• **REQUIRED TASK**: Without the pictures, set down every line of the data exactly.

• **MATERIAL PROVIDED**:
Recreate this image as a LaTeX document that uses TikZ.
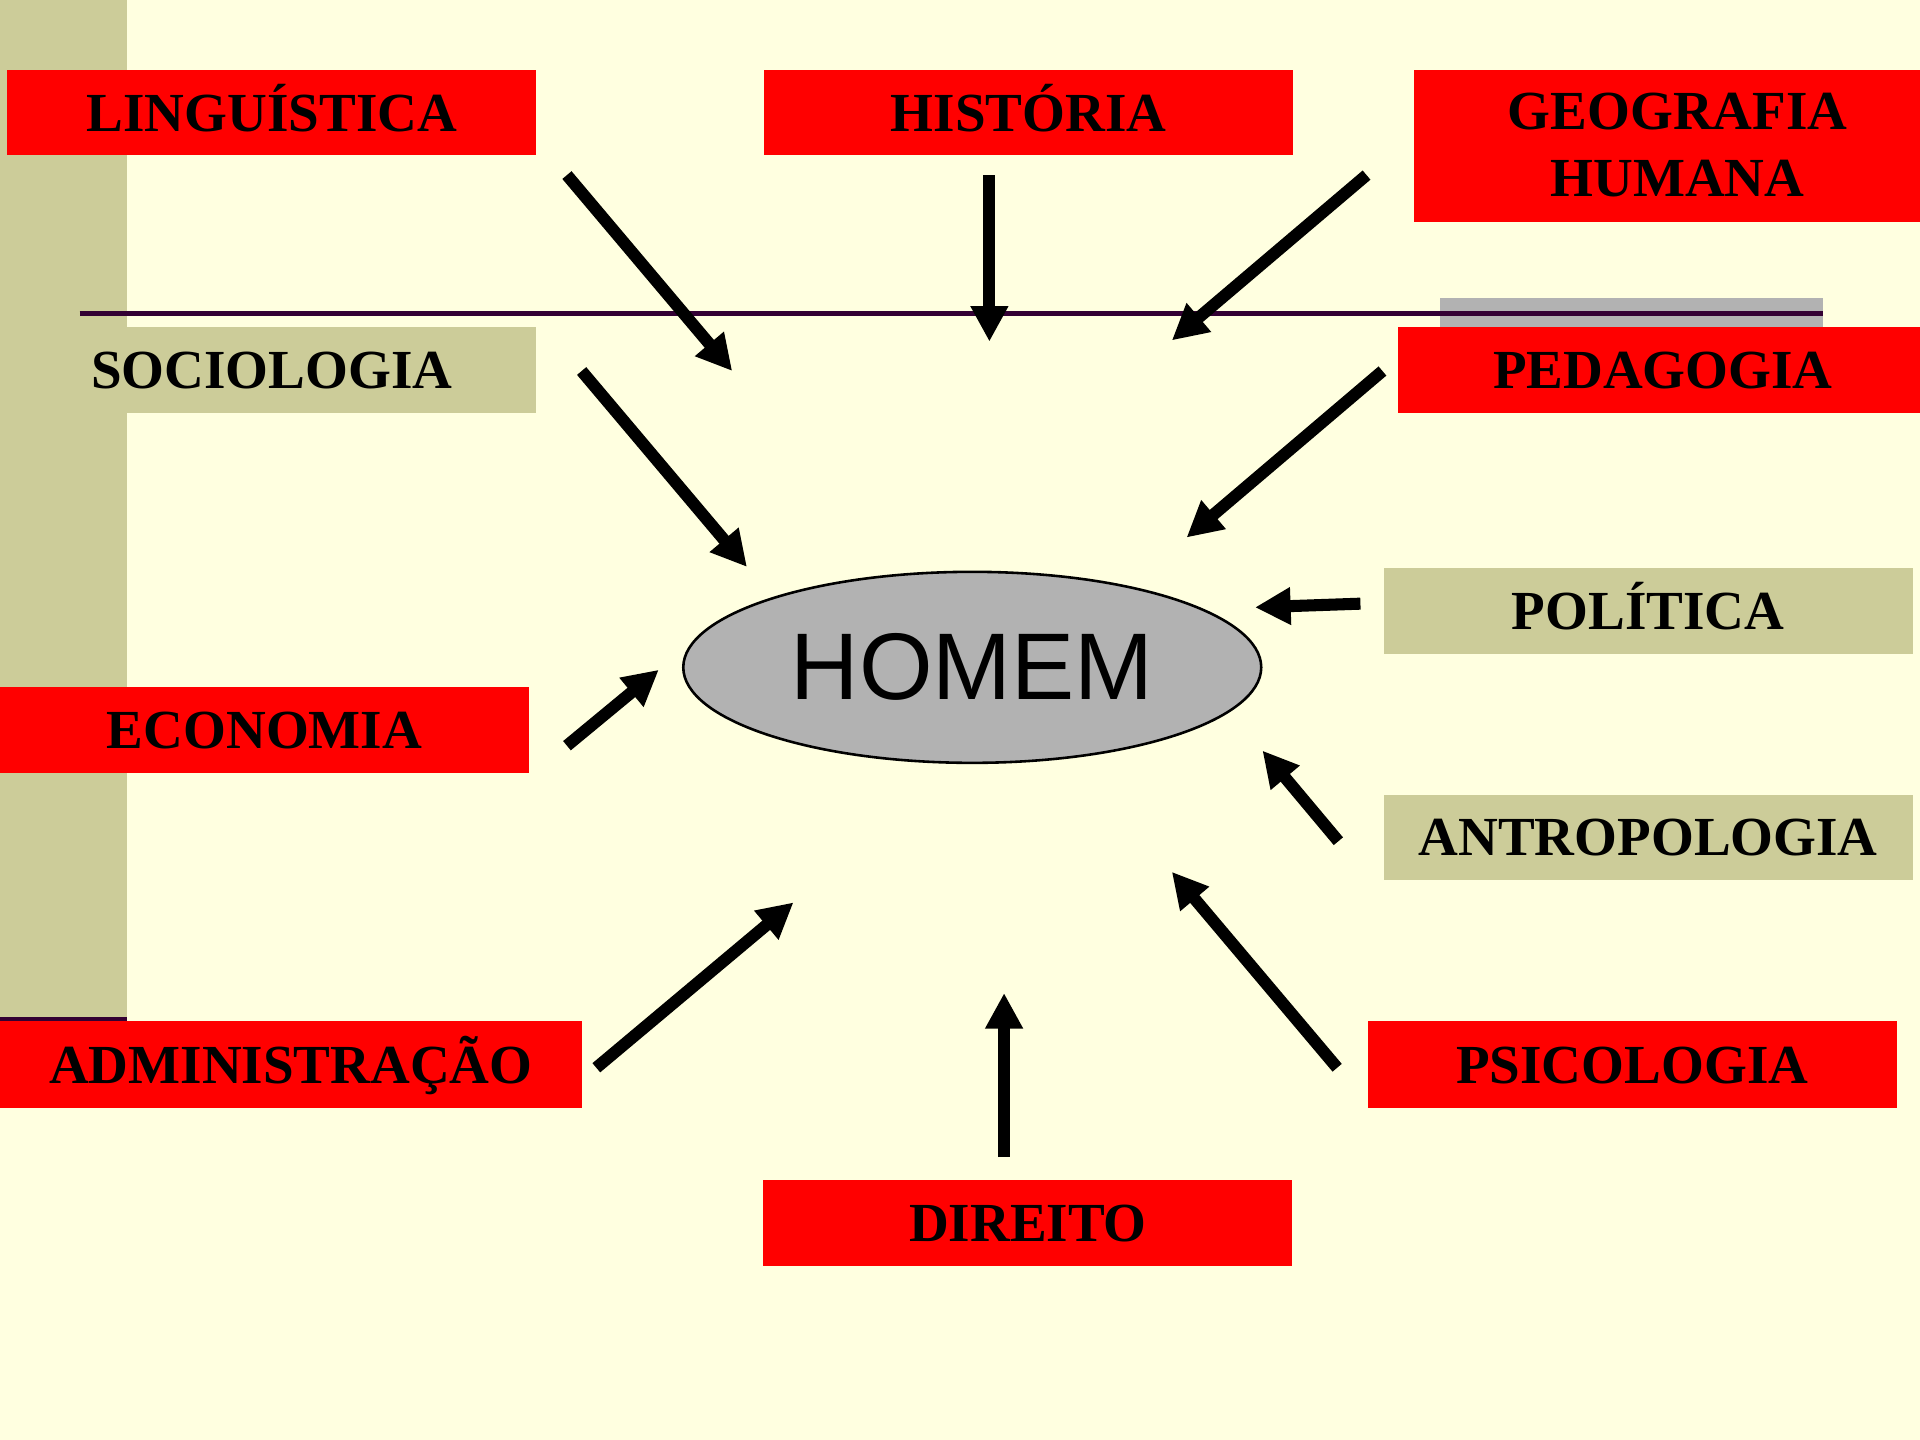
\documentclass[tikz,border=0pt]{standalone}
\usepackage{fontspec}
\setmainfont{Liberation Serif}
\setsansfont{Liberation Sans}
\usetikzlibrary{arrows.meta,shapes.geometric}
\definecolor{bgy}{RGB}{255,255,224}
\definecolor{tanc}{RGB}{204,204,153}
\definecolor{redc}{RGB}{255,0,0}
\definecolor{grayc}{RGB}{178,178,178}
\definecolor{linec}{RGB}{51,0,51}
\tikzset{
  lbl/.style={rectangle, inner sep=0pt, minimum width=4.32cm, minimum height=0.70cm,
    font=\fontsize{12.8}{14.8}\selectfont\bfseries, align=center, text=black,
    text height=0.30cm, text depth=0pt},
  redbox/.style={lbl, fill=redc},
  tanbox/.style={lbl, fill=tanc},
  arr/.style={line width=2.8pt, -{Triangle[length=0.29cm,width=0.29cm]}}
}
\begin{document}
\begin{tikzpicture}
\useasboundingbox (0,0) rectangle (15.68,-11.76);
\clip (0,0) rectangle (15.68,-11.76);
\fill[bgy] (0,0) rectangle (15.68,-11.76);
% left bar
\fill[tanc] (0,0) rectangle (1.04,-8.33);
\draw[linec, line width=0.9pt] (0,-8.32) -- (1.04,-8.32);
% gray strip and rule
\fill[grayc] (11.76,-2.43) rectangle (14.89,-2.67);
\draw[linec, line width=0.95pt] (0.65,-2.56) -- (14.89,-2.56);
% boxes
\node[redbox] (ling) at (2.22,-0.92) {LINGUÍSTICA};
\node[redbox] (hist) at (8.40,-0.92) {HISTÓRIA};
\node[redbox, minimum width=4.30cm, minimum height=1.24cm, text height=, text depth=] (geo) at (13.70,-1.19) {\raisebox{0.02cm}{\shortstack{GEOGRAFIA\\[0.14cm]HUMANA}}};
\node[tanbox] (socio) at (2.22,-3.02) {SOCIOLOGIA};
\node[redbox] (peda) at (13.58,-3.02) {PEDAGOGIA};
\node[tanbox] (poli) at (13.46,-4.99) {POLÍTICA};
\node[redbox] (econ) at (2.16,-5.96) {ECONOMIA};
\node[tanbox] (antro) at (13.46,-6.84) {ANTROPOLOGIA};
\node[redbox, minimum width=4.75cm, minimum height=0.71cm] (admin) at (2.375,-8.695) {ADMINISTRAÇÃO};
\node[redbox, minimum height=0.71cm] (psico) at (13.33,-8.695) {PSICOLOGIA};
\node[redbox] (dir) at (8.395,-9.99) {DIREITO};
% center
\node[ellipse, draw=black, line width=0.6pt, fill=grayc, minimum width=4.72cm, minimum height=1.56cm, inner sep=0pt,
  font=\sffamily\fontsize{22}{26}\selectfont] (homem) at (7.94,-5.45) {HOMEM};
% arrow endpoints
\coordinate (a1s) at (4.63,-1.43); \coordinate (a1e) at (5.98,-3.03);
\coordinate (a2s) at (8.08,-1.43); \coordinate (a2e) at (8.08,-2.79);
\coordinate (a3s) at (11.16,-1.43); \coordinate (a3e) at (9.57,-2.78);
\coordinate (a4s) at (4.75,-3.03); \coordinate (a4e) at (6.10,-4.63);
\coordinate (a5s) at (11.29,-3.03); \coordinate (a5e) at (9.69,-4.39);
\coordinate (a6s) at (11.11,-4.93); \coordinate (a6e) at (10.25,-4.96);
\coordinate (a7s) at (4.63,-6.09); \coordinate (a7e) at (5.38,-5.47);
\coordinate (a8s) at (10.93,-6.87); \coordinate (a8e) at (10.31,-6.13);
\coordinate (a9s) at (4.87,-8.72); \coordinate (a9e) at (6.48,-7.37);
\coordinate (a10s) at (8.20,-9.45); \coordinate (a10e) at (8.20,-8.11);
\coordinate (a11s) at (10.92,-8.72); \coordinate (a11e) at (9.57,-7.12);
\foreach \i in {1,...,11} { \draw[arr] (a\i s) -- (a\i e); }
\end{tikzpicture}
\end{document}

• **SOLVED PROBLEM**:
Recreate this image as a LaTeX document that uses TikZ.
\documentclass[tikz,border=0pt]{standalone}
\usepackage{fontspec}
\setmainfont{Liberation Serif}
\setsansfont{Liberation Sans}
\usetikzlibrary{arrows.meta,shapes.geometric}
\definecolor{bgy}{RGB}{255,255,224}
\definecolor{tanc}{RGB}{204,204,153}
\definecolor{redc}{RGB}{255,0,0}
\definecolor{grayc}{RGB}{178,178,178}
\definecolor{linec}{RGB}{51,0,51}
\tikzset{
  lbl/.style={rectangle, inner sep=0pt, minimum width=4.32cm, minimum height=0.70cm,
    font=\fontsize{12.8}{14.8}\selectfont\bfseries, align=center, text=black,
    text height=0.30cm, text depth=0pt},
  redbox/.style={lbl, fill=redc},
  tanbox/.style={lbl, fill=tanc},
  arr/.style={line width=2.8pt, -{Triangle[length=0.29cm,width=0.29cm]}}
}
\begin{document}
\begin{tikzpicture}
\useasboundingbox (0,0) rectangle (15.68,-11.76);
\clip (0,0) rectangle (15.68,-11.76);
\fill[bgy] (0,0) rectangle (15.68,-11.76);
% left bar
\fill[tanc] (0,0) rectangle (1.04,-8.33);
\draw[linec, line width=0.9pt] (0,-8.32) -- (1.04,-8.32);
% gray strip and rule
\fill[grayc] (11.76,-2.43) rectangle (14.89,-2.67);
\draw[linec, line width=0.95pt] (0.65,-2.56) -- (14.89,-2.56);
% boxes
\node[redbox] (ling) at (2.22,-0.92) {LINGUÍSTICA};
\node[redbox] (hist) at (8.40,-0.92) {HISTÓRIA};
\node[redbox, minimum width=4.30cm, minimum height=1.24cm, text height=, text depth=] (geo) at (13.70,-1.19) {\raisebox{0.02cm}{\shortstack{GEOGRAFIA\\[0.14cm]HUMANA}}};
\node[tanbox] (socio) at (2.22,-3.02) {SOCIOLOGIA};
\node[redbox] (peda) at (13.58,-3.02) {PEDAGOGIA};
\node[tanbox] (poli) at (13.46,-4.99) {POLÍTICA};
\node[redbox] (econ) at (2.16,-5.96) {ECONOMIA};
\node[tanbox] (antro) at (13.46,-6.84) {ANTROPOLOGIA};
\node[redbox, minimum width=4.75cm, minimum height=0.71cm] (admin) at (2.375,-8.695) {ADMINISTRAÇÃO};
\node[redbox, minimum height=0.71cm] (psico) at (13.33,-8.695) {PSICOLOGIA};
\node[redbox] (dir) at (8.395,-9.99) {DIREITO};
% center
\node[ellipse, draw=black, line width=0.6pt, fill=grayc, minimum width=4.72cm, minimum height=1.56cm, inner sep=0pt,
  font=\sffamily\fontsize{22}{26}\selectfont] (homem) at (7.94,-5.45) {HOMEM};
% arrow endpoints
\coordinate (a1s) at (4.63,-1.43); \coordinate (a1e) at (5.98,-3.03);
\coordinate (a2s) at (8.08,-1.43); \coordinate (a2e) at (8.08,-2.79);
\coordinate (a3s) at (11.16,-1.43); \coordinate (a3e) at (9.57,-2.78);
\coordinate (a4s) at (4.75,-3.03); \coordinate (a4e) at (6.10,-4.63);
\coordinate (a5s) at (11.29,-3.03); \coordinate (a5e) at (9.69,-4.39);
\coordinate (a6s) at (11.11,-4.93); \coordinate (a6e) at (10.25,-4.96);
\coordinate (a7s) at (4.63,-6.09); \coordinate (a7e) at (5.38,-5.47);
\coordinate (a8s) at (10.93,-6.87); \coordinate (a8e) at (10.31,-6.13);
\coordinate (a9s) at (4.87,-8.72); \coordinate (a9e) at (6.48,-7.37);
\coordinate (a10s) at (8.20,-9.45); \coordinate (a10e) at (8.20,-8.11);
\coordinate (a11s) at (10.92,-8.72); \coordinate (a11e) at (9.57,-7.12);
\foreach \i in {1,...,11} { \draw[arr] (a\i s) -- (a\i e); }
\end{tikzpicture}
\end{document}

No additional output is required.